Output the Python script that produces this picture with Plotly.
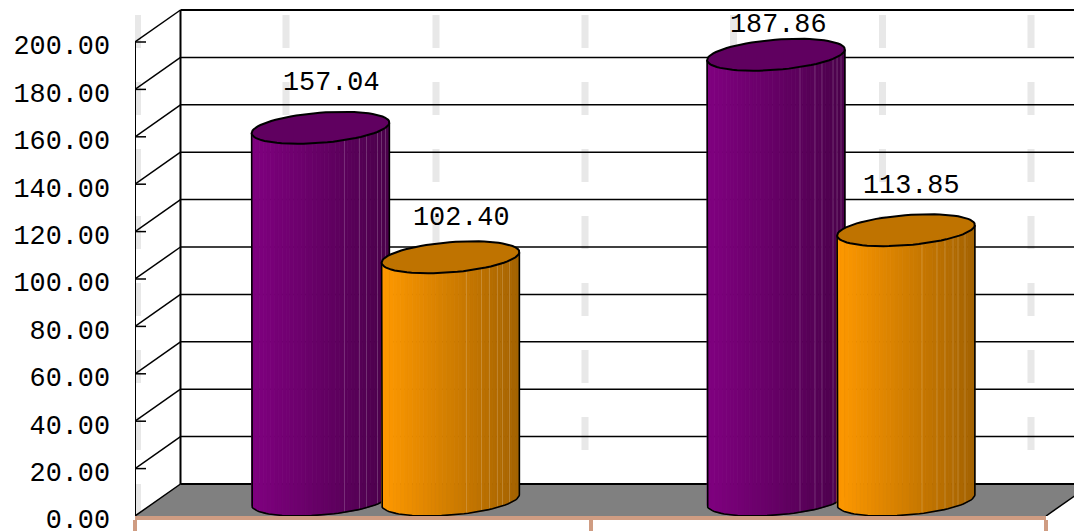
import math
import plotly.graph_objects as go

# ---------- data ----------
group_positions = [0.5, 1.5]
series_a = [157.04, 187.86]
series_b = [102.40, 113.85]
y_ticks = [0, 20, 40, 60, 80, 100, 120, 140, 160, 180, 200]
y_tick_labels = [f"{v:.2f}" for v in y_ticks]

# ---------- geometry (data units) ----------
W, H = 1074, 531
PX_X = 455.5           # px per category
PX_Y = 2.37            # px per value unit
LEFT, RIGHT2, RIGHT1 = 135, 1074, 1046
BOTTOM = 516
DEPTH_X = 45.5 / PX_X
DEPTH_Y = 32.0 / PX_Y
X2_MAX = (RIGHT2 - LEFT) / PX_X
Y_MAX = BOTTOM / PX_Y
BAR_OFFSET = 65.0 / PX_X
BAR_RX = 65.0 / PX_X
FONT = "Liberation Mono"
FONT_SIZE = 26.8

fig = go.Figure()


def add(x, y, color="black", width=1.5, fill=None, dash=None):
    fig.add_trace(go.Scatter(
        x=x, y=y, mode="lines", xaxis="x2", yaxis="y", cliponaxis=False if dash is None and fill is None else True,
        line=dict(color=color, width=width, dash=dash),
        fill="toself" if fill else None, fillcolor=fill,
        hoverinfo="skip", showlegend=False,
    ))


# invisible trace that keeps the lower x axis (salmon line and ticks) alive
fig.add_trace(go.Scatter(x=[0, 2], y=[0, 0], mode="lines", xaxis="x", yaxis="y",
                         line=dict(width=0), opacity=0, hoverinfo="skip", showlegend=False))

# light dashed vertical gridlines
dash_x = [(px - LEFT) / PX_X for px in [137.5, 286, 436, 585, 733.5, 882.5, 1031]]
for dx in dash_x:
    add([dx, dx], [(BOTTOM - 15) / PX_Y, 0], color="#e8e8e8", width=7, dash="33px,34px")

# floor
add([0, DEPTH_X, 2 + DEPTH_X, 2, 0], [0, DEPTH_Y, DEPTH_Y, 0, 0], color="#808080", width=0.5, fill="#808080")
add([DEPTH_X, X2_MAX], [DEPTH_Y, DEPTH_Y], width=2.2)
add([2, 2 + DEPTH_X], [0, DEPTH_Y], width=1.5)

# wall grid
for v in y_ticks[1:]:
    add([0, DEPTH_X], [v, v + DEPTH_Y], width=1.5)
    add([DEPTH_X, X2_MAX], [v + DEPTH_Y, v + DEPTH_Y], width=2 if v == 200 else 1.5)
    add([0, 11 / PX_X], [v, v], width=1.5)
add([0, DEPTH_X], [0, DEPTH_Y], width=1.5)
add([0, 0], [0, 200], width=2)
add([DEPTH_X, DEPTH_X], [DEPTH_Y, 200 + DEPTH_Y], width=2)


def shade(rgb, f):
    return "rgb(%d,%d,%d)" % tuple(round(c * f) for c in rgb)


def cylinder(center, value, rgb, light_px, end_shade):
    cx = center + DEPTH_X / 2
    hx, hy = DEPTH_X / 2, DEPTH_Y / 2
    base_y, top_y = hy, value + hy
    phi = math.atan2(hx, BAR_RX)
    R = math.hypot(BAR_RX, hx)

    def arc_at(s):
        t = math.pi + phi + s
        return cx + BAR_RX * math.cos(t) + hx * math.sin(t), hy * math.sin(t)

    n = 36
    ss = [math.acos(1 - 2 * i / n) for i in range(n + 1)]
    for i in range(n):
        u = (i + 0.5) / n
        f = 1 - (1 - end_shade) * u
        x0, d0 = arc_at(ss[i])
        x1, d1 = arc_at(ss[i + 1])
        col = shade(rgb, f)
        add([x0, x1, x1, x0, x0],
            [base_y + d0, base_y + d1, top_y + d1, top_y + d0, base_y + d0],
            color=col, width=0.8, fill=col)
    for p in light_px:
        s = math.acos(-(p / PX_X) / R)
        x0, d0 = arc_at(s)
        add([x0, x0], [base_y + d0, top_y + d0], color="rgba(255,255,255,0.18)", width=1)
    m = 48
    outline = [arc_at(math.pi * i / m) for i in range(m + 1)]
    xs = [outline[0][0]] + [o[0] for o in outline] + [outline[-1][0]]
    ys = [top_y + outline[0][1]] + [base_y + o[1] for o in outline] + [top_y + outline[-1][1]]
    add(xs, ys, width=1.6)
    ex, ey = [], []
    for i in range(73):
        t = 2 * math.pi * i / 72
        ex.append(cx + BAR_RX * math.cos(t) + hx * math.sin(t))
        ey.append(top_y + hy * math.sin(t))
    add(ex, ey, width=2, fill=shade(rgb, 0.75))


PURPLE = (128, 0, 128)
ORANGE = (255, 153, 0)
streak_a = [24, 39, 46, 57, 61, 65]
streak_b = [16, 31, 39, 47, 52, 59]
for i, g in enumerate(group_positions):
    cylinder(g - BAR_OFFSET, series_a[i], PURPLE, streak_a, 0.58)
    cylinder(g + BAR_OFFSET, series_b[i], ORANGE, streak_b, 0.64)

# data labels, each nudged the way the original placed them
label_shift_a = [(11, 61), (2.5, 46)]
label_shift_b = [(10.5, 55), (5.5, 60)]
annots = []
for i, g in enumerate(group_positions):
    for val, off, shifts in ((series_a[i], -BAR_OFFSET, label_shift_a), (series_b[i], BAR_OFFSET, label_shift_b)):
        annots.append(dict(
            x=g + off + DEPTH_X / 2, y=val, xref="x2", yref="y", text=f"{val:.2f}", showarrow=False,
            xshift=shifts[i][0], yshift=shifts[i][1],
            font=dict(family=FONT, size=FONT_SIZE, color="black"),
        ))

fig.update_layout(
    width=W, height=H, autosize=False,
    margin=dict(l=0, r=0, t=0, b=0, pad=0, autoexpand=False),
    paper_bgcolor="white", plot_bgcolor="white", showlegend=False,
    annotations=annots,
    xaxis=dict(domain=[LEFT / W, RIGHT1 / W], range=[0, 2], anchor="y", automargin=False,
               showgrid=False, zeroline=False, showticklabels=False,
               showline=True, linecolor="#cf9c82", linewidth=4,
               ticks="outside", ticklen=12, tickwidth=4, tickcolor="#cf9c82",
               tickvals=[0, 1, 2], fixedrange=True),
    xaxis2=dict(domain=[LEFT / W, RIGHT2 / W], range=[0, X2_MAX], anchor="y", automargin=False,
                showgrid=False, zeroline=False, showticklabels=False, showline=False,
                ticks="", fixedrange=True),
    yaxis=dict(domain=[(H - BOTTOM) / H, 1], range=[0, Y_MAX], anchor="x", automargin=False,
               showgrid=False, zeroline=False, showline=False, ticks="",
               tickvals=y_ticks, ticktext=y_tick_labels, ticklabelstandoff=24, ticklabelshift=3,
               ticklabeloverflow="allow",
               tickfont=dict(family=FONT, size=FONT_SIZE, color="black"), fixedrange=True),
)

fig.write_html("out.html", config=dict(displayModeBar=False),
               post_script="document.body.style.margin='0';document.documentElement.style.overflow='hidden';")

CHALLENGE:
Please set down each line of the data above exactly as written, without the pictures.

THE RESULT:
Output the Python script that produces this picture with Plotly.
import math
import plotly.graph_objects as go

# ---------- data ----------
group_positions = [0.5, 1.5]
series_a = [157.04, 187.86]
series_b = [102.40, 113.85]
y_ticks = [0, 20, 40, 60, 80, 100, 120, 140, 160, 180, 200]
y_tick_labels = [f"{v:.2f}" for v in y_ticks]

# ---------- geometry (data units) ----------
W, H = 1074, 531
PX_X = 455.5           # px per category
PX_Y = 2.37            # px per value unit
LEFT, RIGHT2, RIGHT1 = 135, 1074, 1046
BOTTOM = 516
DEPTH_X = 45.5 / PX_X
DEPTH_Y = 32.0 / PX_Y
X2_MAX = (RIGHT2 - LEFT) / PX_X
Y_MAX = BOTTOM / PX_Y
BAR_OFFSET = 65.0 / PX_X
BAR_RX = 65.0 / PX_X
FONT = "Liberation Mono"
FONT_SIZE = 26.8

fig = go.Figure()


def add(x, y, color="black", width=1.5, fill=None, dash=None):
    fig.add_trace(go.Scatter(
        x=x, y=y, mode="lines", xaxis="x2", yaxis="y", cliponaxis=False if dash is None and fill is None else True,
        line=dict(color=color, width=width, dash=dash),
        fill="toself" if fill else None, fillcolor=fill,
        hoverinfo="skip", showlegend=False,
    ))


# invisible trace that keeps the lower x axis (salmon line and ticks) alive
fig.add_trace(go.Scatter(x=[0, 2], y=[0, 0], mode="lines", xaxis="x", yaxis="y",
                         line=dict(width=0), opacity=0, hoverinfo="skip", showlegend=False))

# light dashed vertical gridlines
dash_x = [(px - LEFT) / PX_X for px in [137.5, 286, 436, 585, 733.5, 882.5, 1031]]
for dx in dash_x:
    add([dx, dx], [(BOTTOM - 15) / PX_Y, 0], color="#e8e8e8", width=7, dash="33px,34px")

# floor
add([0, DEPTH_X, 2 + DEPTH_X, 2, 0], [0, DEPTH_Y, DEPTH_Y, 0, 0], color="#808080", width=0.5, fill="#808080")
add([DEPTH_X, X2_MAX], [DEPTH_Y, DEPTH_Y], width=2.2)
add([2, 2 + DEPTH_X], [0, DEPTH_Y], width=1.5)

# wall grid
for v in y_ticks[1:]:
    add([0, DEPTH_X], [v, v + DEPTH_Y], width=1.5)
    add([DEPTH_X, X2_MAX], [v + DEPTH_Y, v + DEPTH_Y], width=2 if v == 200 else 1.5)
    add([0, 11 / PX_X], [v, v], width=1.5)
add([0, DEPTH_X], [0, DEPTH_Y], width=1.5)
add([0, 0], [0, 200], width=2)
add([DEPTH_X, DEPTH_X], [DEPTH_Y, 200 + DEPTH_Y], width=2)


def shade(rgb, f):
    return "rgb(%d,%d,%d)" % tuple(round(c * f) for c in rgb)


def cylinder(center, value, rgb, light_px, end_shade):
    cx = center + DEPTH_X / 2
    hx, hy = DEPTH_X / 2, DEPTH_Y / 2
    base_y, top_y = hy, value + hy
    phi = math.atan2(hx, BAR_RX)
    R = math.hypot(BAR_RX, hx)

    def arc_at(s):
        t = math.pi + phi + s
        return cx + BAR_RX * math.cos(t) + hx * math.sin(t), hy * math.sin(t)

    n = 36
    ss = [math.acos(1 - 2 * i / n) for i in range(n + 1)]
    for i in range(n):
        u = (i + 0.5) / n
        f = 1 - (1 - end_shade) * u
        x0, d0 = arc_at(ss[i])
        x1, d1 = arc_at(ss[i + 1])
        col = shade(rgb, f)
        add([x0, x1, x1, x0, x0],
            [base_y + d0, base_y + d1, top_y + d1, top_y + d0, base_y + d0],
            color=col, width=0.8, fill=col)
    for p in light_px:
        s = math.acos(-(p / PX_X) / R)
        x0, d0 = arc_at(s)
        add([x0, x0], [base_y + d0, top_y + d0], color="rgba(255,255,255,0.18)", width=1)
    m = 48
    outline = [arc_at(math.pi * i / m) for i in range(m + 1)]
    xs = [outline[0][0]] + [o[0] for o in outline] + [outline[-1][0]]
    ys = [top_y + outline[0][1]] + [base_y + o[1] for o in outline] + [top_y + outline[-1][1]]
    add(xs, ys, width=1.6)
    ex, ey = [], []
    for i in range(73):
        t = 2 * math.pi * i / 72
        ex.append(cx + BAR_RX * math.cos(t) + hx * math.sin(t))
        ey.append(top_y + hy * math.sin(t))
    add(ex, ey, width=2, fill=shade(rgb, 0.75))


PURPLE = (128, 0, 128)
ORANGE = (255, 153, 0)
streak_a = [24, 39, 46, 57, 61, 65]
streak_b = [16, 31, 39, 47, 52, 59]
for i, g in enumerate(group_positions):
    cylinder(g - BAR_OFFSET, series_a[i], PURPLE, streak_a, 0.58)
    cylinder(g + BAR_OFFSET, series_b[i], ORANGE, streak_b, 0.64)

# data labels, each nudged the way the original placed them
label_shift_a = [(11, 61), (2.5, 46)]
label_shift_b = [(10.5, 55), (5.5, 60)]
annots = []
for i, g in enumerate(group_positions):
    for val, off, shifts in ((series_a[i], -BAR_OFFSET, label_shift_a), (series_b[i], BAR_OFFSET, label_shift_b)):
        annots.append(dict(
            x=g + off + DEPTH_X / 2, y=val, xref="x2", yref="y", text=f"{val:.2f}", showarrow=False,
            xshift=shifts[i][0], yshift=shifts[i][1],
            font=dict(family=FONT, size=FONT_SIZE, color="black"),
        ))

fig.update_layout(
    width=W, height=H, autosize=False,
    margin=dict(l=0, r=0, t=0, b=0, pad=0, autoexpand=False),
    paper_bgcolor="white", plot_bgcolor="white", showlegend=False,
    annotations=annots,
    xaxis=dict(domain=[LEFT / W, RIGHT1 / W], range=[0, 2], anchor="y", automargin=False,
               showgrid=False, zeroline=False, showticklabels=False,
               showline=True, linecolor="#cf9c82", linewidth=4,
               ticks="outside", ticklen=12, tickwidth=4, tickcolor="#cf9c82",
               tickvals=[0, 1, 2], fixedrange=True),
    xaxis2=dict(domain=[LEFT / W, RIGHT2 / W], range=[0, X2_MAX], anchor="y", automargin=False,
                showgrid=False, zeroline=False, showticklabels=False, showline=False,
                ticks="", fixedrange=True),
    yaxis=dict(domain=[(H - BOTTOM) / H, 1], range=[0, Y_MAX], anchor="x", automargin=False,
               showgrid=False, zeroline=False, showline=False, ticks="",
               tickvals=y_ticks, ticktext=y_tick_labels, ticklabelstandoff=24, ticklabelshift=3,
               ticklabeloverflow="allow",
               tickfont=dict(family=FONT, size=FONT_SIZE, color="black"), fixedrange=True),
)

fig.write_html("out.html", config=dict(displayModeBar=False),
               post_script="document.body.style.margin='0';document.documentElement.style.overflow='hidden';")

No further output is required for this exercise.